Symposium on Contracting Freedom and Latinx History

3:30pm-5:00pm reception, 5:00pm-6:00pm reception.
Petersen Room (4th Floor, Room 485), Allen Library, UW Seattle.

A special event marking the release of historian Maria Quintana's new book Contracting Freedom: Race, Empire, and U.S. Guestworker Programs (University of Pennsylvania Press, 2022). The first relational study of the origins of twentieth-century U.S. guestworker programs from Mexico and the Caribbean, Quintana's book investigates these government-sponsored programs as the unexplored consequence of the history of enslaved labor, Japanese American incarceration, the New Deal, the long civil rights movement, and Caribbean decolonization.

Quintana will be joined by a panel of scholars reflecting on Contracting Freedom and the state of the field of Latinx History and its study at the University of Washington. Speakers will include: Maria Quintana, Assistant Professor of History, Sacramento State University (Ph.D., History, University of Washington, 2016); Michael Damien Aguirre, Assistant Professor of History, University of Nevada, Reno (Ph.D., History, University of Washington, 2019); Josué Estrada, Assistant Professor of History, Central Washington University (Ph.D., History, University of Washington, 2021); and Alina R. Méndez,  Assistant Professor of American Ethnic Studies, University of Washington.

 

Wednesday, April 26

Worker Memorial Day - Virtual Ceremony
Theme: “Worker Justice, Climate Justice,” with keynote speaker Shemona Moreno, 350 Seattle

11:30am-1:00pm.
Streaming on-line via Zoom. 
Register for link.

The University of Washington's annual Worker Memorial Day event is a special ceremony that raises awareness about how we can strengthen our commitment to make jobs safer and save lives in Washington State. This year’s theme is “Worker Justice, Climate Justice.” The keynote speaker will be Shemona Morena, Executive Director of 350 Seattle.

 

Monday, May 1

“Women and Equality:” An Evening with Ai-Jen Poo, National Domestic Workers Alliance

6:30pm-7:30pm.
Kane Hall, Room 120.
Registration Required.

Ai-jen Poo is an award-winning organizer, author, and a leading voice in the women’s movement. She is the President of the National Domestic Workers Alliance, Director of Caring Across Generations, Co-Founder of SuperMajority, Co-Host of Sunstorm podcast and a Trustee of the Ford Foundation. Ai-jen is a nationally recognized expert on elder and family care, the future of work, and what’s at stake for women of color. She is the author of the celebrated book, The Age of Dignity: Preparing for the Elder Boom in a Changing America. As a leading voice in the women’s movement, Ai-Jen Poo will talk about the status of today’s labor movement and its impact on women.

 

May 5-May 6, 2023

2023 Conference of the Pacific Northwest Labor History Association
Theme: "“Labor Resurgence: Learning From the Recurring Conflict with Capital,” with keynote speaker Professor Moon-Ho Jung, Harry Bridges Endowed Chair in Labor Studies, University of Washington. 

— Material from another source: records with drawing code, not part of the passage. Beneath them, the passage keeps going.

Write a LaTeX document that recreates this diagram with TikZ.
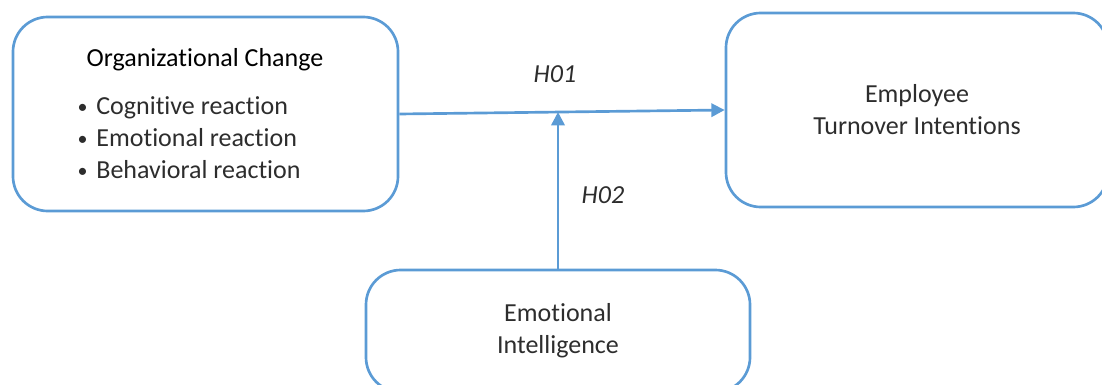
\documentclass[tikz,border=0pt]{standalone}
\usepackage{fontspec}
\setmainfont{Carlito}[Ligatures=NoCommon, RawFeature=-calt]
\usepackage{xcolor}
\usetikzlibrary{positioning,calc,arrows.meta}
\definecolor{boxblue}{RGB}{91,155,213}
\definecolor{textgray}{RGB}{45,45,45}
\newcommand{\bodysize}{\fontsize{19.5}{24}\selectfont}
\newcommand{\reactbullet}{\makebox[14pt][l]{\raisebox{1pt}{\fontsize{15}{24}\selectfont\textbullet}}}
\tikzset{
  model/.style={draw=boxblue, line width=2pt, rounded corners=26pt, inner sep=0pt, align=center, text=textgray},
  link/.style={draw=boxblue, line width=2pt, -{Triangle[length=10pt,width=10pt]}},
  hyp/.style={font=\bodysize\itshape, text=textgray},
}

\begin{document}
\begin{tikzpicture}[x=0.75pt,y=-0.75pt, every node/.style={font=\bodysize}]
    \clip (0,0) rectangle (1102,385);
    % the three constructs
    \node[model, minimum width=288.75pt, minimum height=145.5pt] (orgchange) at (205.5,114) {};
    \node[model, minimum width=286.5pt, minimum height=145.5pt] (turnover) at (917,110) {Employee\\Turnover Intentions};
    \node[model, minimum width=288pt, minimum height=91.5pt] (emointel) at (558,331) {Emotional\\Intelligence};
    % text of the left box
    \node (orgtitle) at (205,60) {Organizational Change};
    \node[anchor=west, align=left, text=textgray] (reactions) at (73,138)
        {\reactbullet Cognitive reaction\\\reactbullet Emotional reaction\\\reactbullet Behavioral reaction};
    % hypotheses
    \draw[link] (orgchange.east) -- (turnover.west);
    \coordinate (meet) at ($(orgchange.east)!0.488!(turnover.west)$);
    \draw[link] (emointel.north) -- (emointel.north |- meet);
    \node[hyp] (hone) at (555,74) {H01};
    \node[hyp] (htwo) at (603,195) {H02};
\end{tikzpicture}
\end{document}
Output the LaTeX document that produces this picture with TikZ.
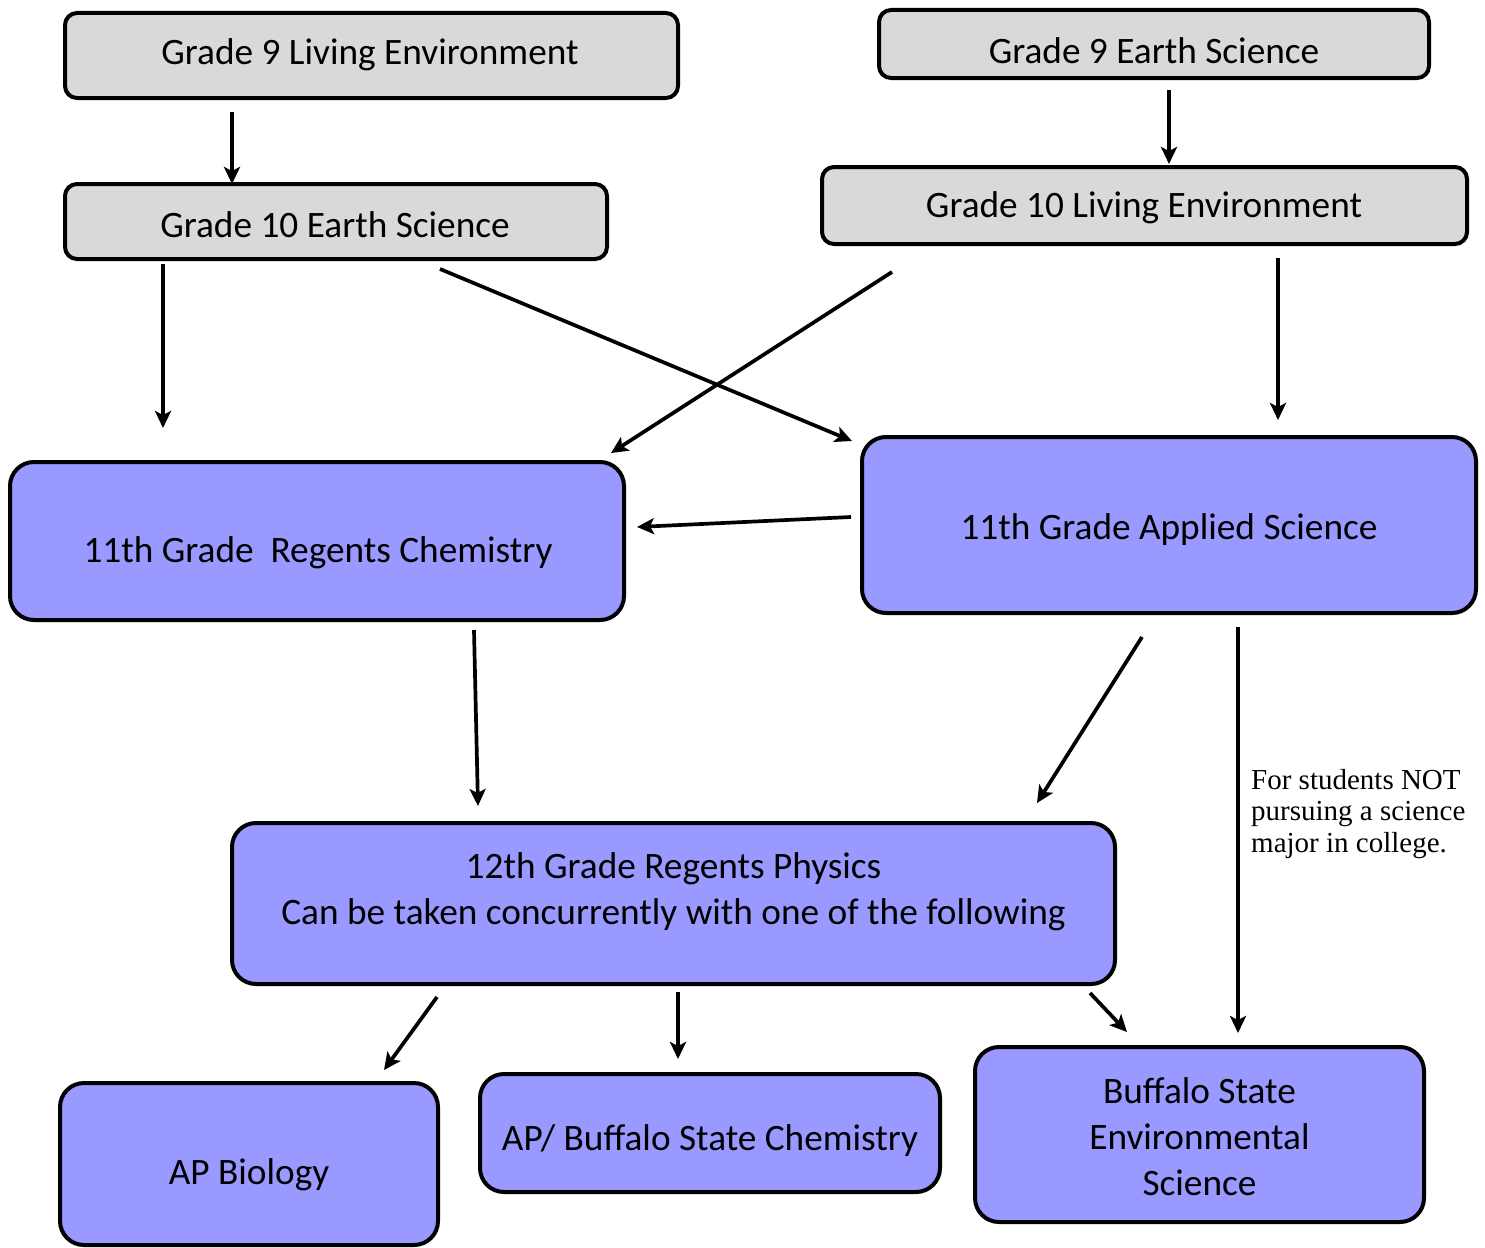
\documentclass[tikz,border=0pt]{standalone}
\usepackage{fontspec}
\setmainfont{Carlito}
\newfontfamily\notefont{Liberation Serif}
\usetikzlibrary{arrows.meta}
\definecolor{boxgray}{HTML}{D9D9D9}
\definecolor{boxblue}{HTML}{9999FF}
\tikzset{
  graybox/.style={draw=black, line width=4pt, fill=boxgray, rounded corners=12pt, inner sep=0pt},
  bluebox/.style={draw=black, line width=4pt, fill=boxblue, rounded corners=24pt, inner sep=0pt},
  txt/.style={font=\fontsize{37.3}{46}\selectfont, align=center, inner sep=0pt},
  arr/.style={line width=3.7pt, -{Stealth[length=17pt, width=16pt, inset=4pt]}}
}
\begin{document}
\begin{tikzpicture}[x=1pt, y=-1pt]
\useasboundingbox (0,0) rectangle (1485,1247);
% boxes
\node[graybox, minimum width=613pt, minimum height=85pt] (g9le) at (371.5,55.5) {};
\node[txt] (g9leT) at (370,55) {Grade 9 Living Environment};
\node[graybox, minimum width=550pt, minimum height=68pt] (g9es) at (1154,44) {};
\node[txt] (g9esT) at (1154,51) {Grade 9 Earth Science};
\node[graybox, minimum width=542pt, minimum height=75pt] (g10es) at (336,221.5) {};
\node[txt] (g10esT) at (335,225) {Grade 10 Earth Science};
\node[graybox, minimum width=645pt, minimum height=77pt] (g10le) at (1144.5,205.5) {};
\node[txt] (g10leT) at (1144,208) {Grade 10 Living Environment};
\node[bluebox, minimum width=614pt, minimum height=158pt] (chem) at (317,541) {};
\node[txt] (chemT) at (318,553) {11th Grade\ \ Regents Chemistry};
\node[bluebox, minimum width=614pt, minimum height=176pt] (appl) at (1169,525) {};
\node[txt] (applT) at (1169,530) {11th Grade Applied Science};
\node[bluebox, minimum width=883pt, minimum height=161pt] (phys) at (673.5,903.5) {};
\node[txt] (physT) at (673.5,891.5) {12th Grade Regents Physics\\Can be taken concurrently with one of the following};
\node[bluebox, minimum width=378pt, minimum height=162pt] (apbio) at (249,1164) {};
\node[txt] (apbioT) at (249,1175) {AP Biology};
\node[bluebox, minimum width=460pt, minimum height=118pt] (apchem) at (710,1133) {};
\node[txt] (apchemT) at (710,1141) {AP/ Buffalo State Chemistry};
\node[bluebox, minimum width=449pt, minimum height=175pt] (bsenv) at (1199.5,1134.5) {};
\node[txt] (bsenvT) at (1199.5,1137) {Buffalo State\\Environmental\\Science};
% note
\node[anchor=north west, align=left, inner sep=0pt, font=\notefont\fontsize{29}{31.5}\selectfont] (note) at (1251,769) {For students NOT\\pursuing a science\\major in college.};
% arrow end points
\coordinate (a1) at (232,112);  \coordinate (a2) at (232,184);
\coordinate (b1) at (1169,90);  \coordinate (b2) at (1169,164);
\coordinate (c1) at (163,264);  \coordinate (c2) at (163,428);
\coordinate (d1) at (440,269);  \coordinate (d2) at (852,441);
\coordinate (e1) at (892,272);  \coordinate (e2) at (611,453);
\coordinate (f1) at (1278,258); \coordinate (f2) at (1278,420);
\coordinate (g1) at (851,517);  \coordinate (g2) at (637,527);
\coordinate (h1) at (474,630);  \coordinate (h2) at (478,806);
\coordinate (i1) at (1142,637); \coordinate (i2) at (1037,803);
\coordinate (j1) at (1238,627); \coordinate (j2) at (1238,1033);
\coordinate (k1) at (437,997);  \coordinate (k2) at (384,1070);
\coordinate (l1) at (678,992);  \coordinate (l2) at (678,1059);
\coordinate (m1) at (1090,993); \coordinate (m2) at (1127,1032);
\foreach \s in {a,b,c,d,e,f,g,h,i,j,k,l,m}
  \draw[arr] (\s1) -- (\s2);
\end{tikzpicture}
\end{document}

Full schedule to be announced.
Washington State History Museum, 1911 Pacific Ave, Tacoma, WA 98402.

The Pacific Northwest holds an annual conference in one of the three membership regions. At this main public event, historians, students, unionists and others come together to share information and exchange views on past events that shaped the labor movement in both the United States and Canada. A full program schedule is forthcoming.